How to retrieve HTML content from WebView (as a string)

How do I retrieve all HTML content currently displayed in a WebView?

I found WebView.loadData() but I couldn't find the opposite equivalent (e.g. WebView.getData())

Please note that I am interested in retrieving that data for web pages that I have no control over (i.e. I cannot inject a Javascript function into those pages, so that that it would call a Javascript interface in WebView).


Solution 1:

You can achieve this through:

final Context myApp = this;

/* An instance of this class will be registered as a JavaScript interface */
class MyJavaScriptInterface
{
    @SuppressWarnings("unused")
    public void processHTML(String html)
    {
        // process the html as needed by the app
    }
}

final WebView browser = (WebView)findViewById(R.id.browser);
/* JavaScript must be enabled if you want it to work, obviously */
browser.getSettings().setJavaScriptEnabled(true);

/* Register a new JavaScript interface called HTMLOUT */
browser.addJavascriptInterface(new MyJavaScriptInterface(), "HTMLOUT");

/* WebViewClient must be set BEFORE calling loadUrl! */
browser.setWebViewClient(new WebViewClient() {
    @Override
    public void onPageFinished(WebView view, String url)
    {
        /* This call inject JavaScript into the page which just finished loading. */
        browser.loadUrl("javascript:window.HTMLOUT.processHTML('<html>'+document.getElementsByTagName('html')[0].innerHTML+'</html>');");
    }
});

/* load a web page */
browser.loadUrl("http://lexandera.com/files/jsexamples/gethtml.html");

You will get the whole Html contnet in processHTML method. and it wont make another request for webpage. so it is also more efficient way for doing this.

Thanks.

Solution 2:

Unfortunately there is not easy way to do this.
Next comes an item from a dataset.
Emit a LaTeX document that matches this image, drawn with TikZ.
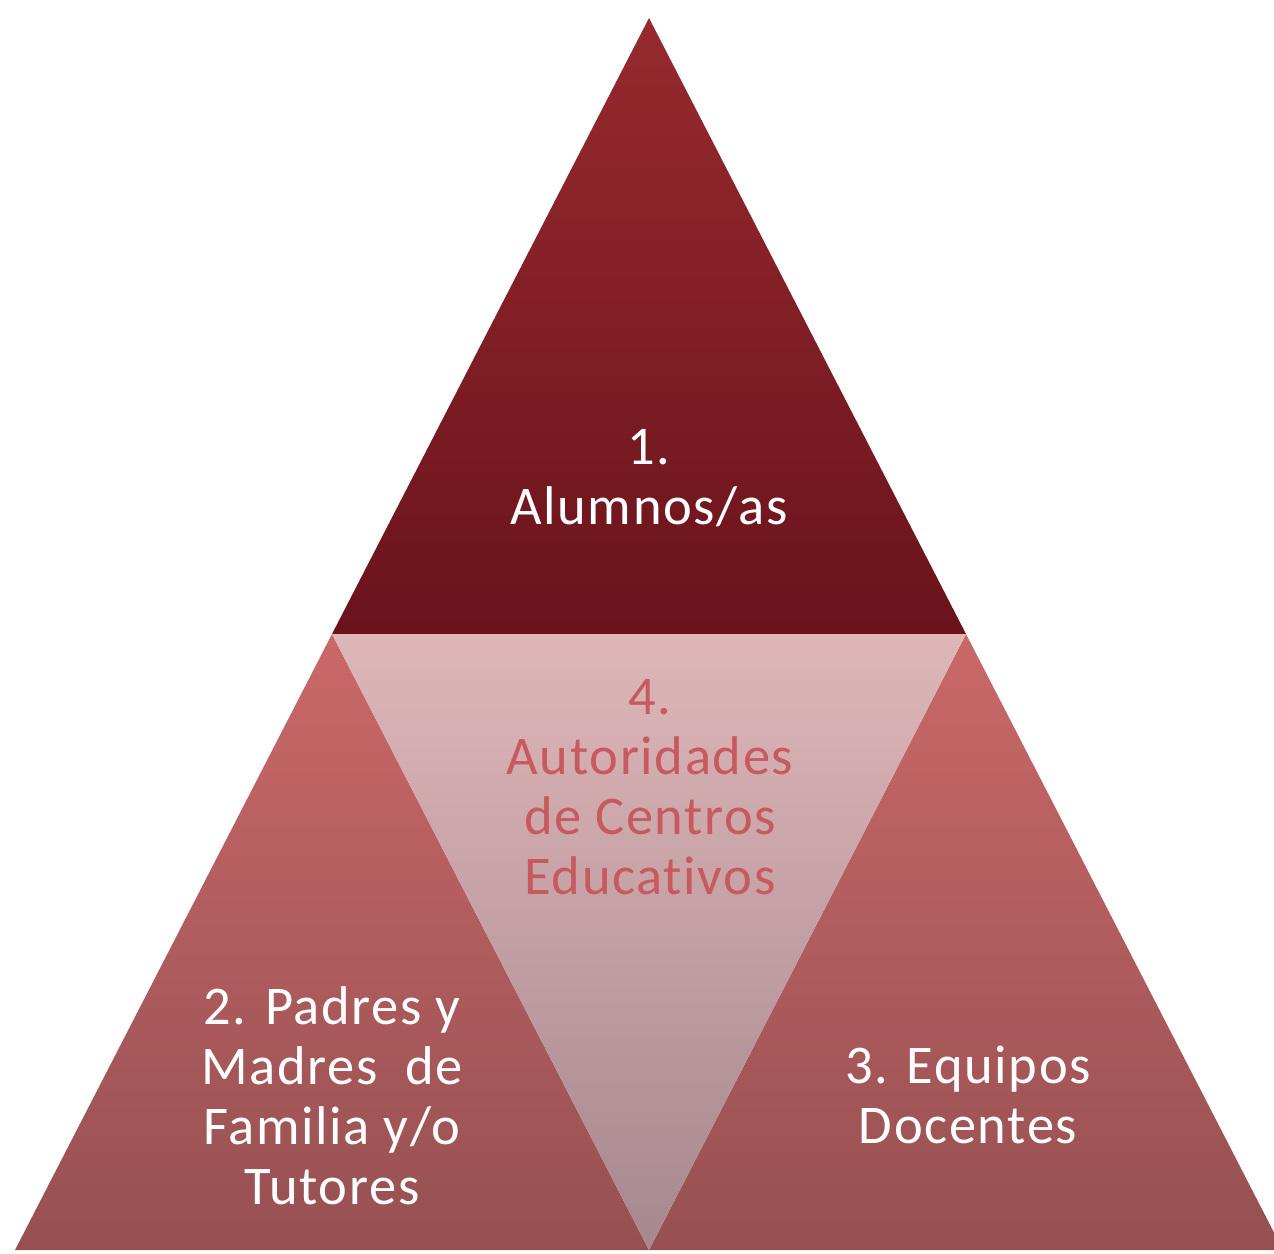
\documentclass[tikz,border=0pt]{standalone}
\usepackage{fontspec}
\setmainfont[LetterSpace=3,Ligatures={NoCommon,NoRare,NoDiscretionary}]{Carlito}
\usetikzlibrary{positioning}
\definecolor{topA}{RGB}{150,42,46}
\definecolor{topB}{RGB}{106,19,28}
\definecolor{sideA}{RGB}{202,104,104}
\definecolor{sideB}{RGB}{150,80,82}
\definecolor{midA}{RGB}{222,182,184}
\definecolor{midB}{RGB}{166,136,142}
\definecolor{midtext}{RGB}{200,90,95}
\tikzset{
  label/.style={align=center, font=\fontsize{15.5pt}{17.1pt}\selectfont, text=white, inner sep=0pt},
  midlabel/.style={label, text=midtext}
}

\begin{document}
\begin{tikzpicture}[x=0.01cm, y=-0.01cm]
	\useasboundingbox (0,0) rectangle (1274,1253);
	\clip (0,0) rectangle (1274,1253);

	\coordinate (apex) at (649,18);
	\coordinate (ml) at (332,634);
	\coordinate (mr) at (966,634);
	\coordinate (bl) at (15,1250);
	\coordinate (bm) at (649,1250);
	\coordinate (br) at (1283,1250);

	% four triangles
	\shade [top color=topA, bottom color=topB] (apex) -- (mr) -- (ml) -- cycle;
	\shade [top color=sideA, bottom color=sideB] (ml) -- (bm) -- (bl) -- cycle;
	\shade [top color=sideA, bottom color=sideB] (mr) -- (br) -- (bm) -- cycle;
	\shade [top color=midA, bottom color=midB] (ml) -- (mr) -- (bm) -- cycle;

	\node [label] (alumnos) at (649,478) {1.\\Alumnos/as};
	\node [midlabel] (autoridades) at (650,787) {4.\\Autoridades\\de Centros\\Educativos};
	\node [label] (padres) at (332,1096) {2. Padres y\\Madres~ de\\Familia y/o\\Tutores};
	\node [label] (equipos) at (968,1095) {3. Equipos\\Docentes};
\end{tikzpicture}
\end{document}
See How do I get the web page contents from a WebView?

You could just make a HttpRequest to the same page as your WebView and get the response.

Solution 3:

webView.evaluateJavascript("(function(){return window.document.body.outerHTML})();", 
      new ValueCallback<String>() {
          @Override
          public void onReceiveValue(String html) {

          }
      });

Solution 4:

Add this to your code:

private String getUrlSource(String site) throws IOException {
    //GNU Public, from ZunoZap Web Browser
    URL url = new URL(site);
    URLConnection urlc = url.openConnection();
    BufferedReader in = new BufferedReader(new InputStreamReader(
    urlc.getInputStream(), "UTF-8"));
    String inputLine;
    StringBuilder a = new StringBuilder();
    while ((inputLine = in.readLine()) != null)
    a.append(inputLine);
    in.close();

    return a.toString();
}

then lets say you what to get Google's source you would do:

getURLSource("http://google.com");

Solution 5:

You can intercept the HTTP requests made by the WebView, and then modify the HTML to include whatever JavaScript functions you need to communicate with the HTML page. You intercept HTTP requests via the WebViewClient shouldInterceptRequest() method.

Using this mechanism you can get access to the loaded page by loading it yourself, modify it before passing it on to the WebView, and even cache it locally if you want.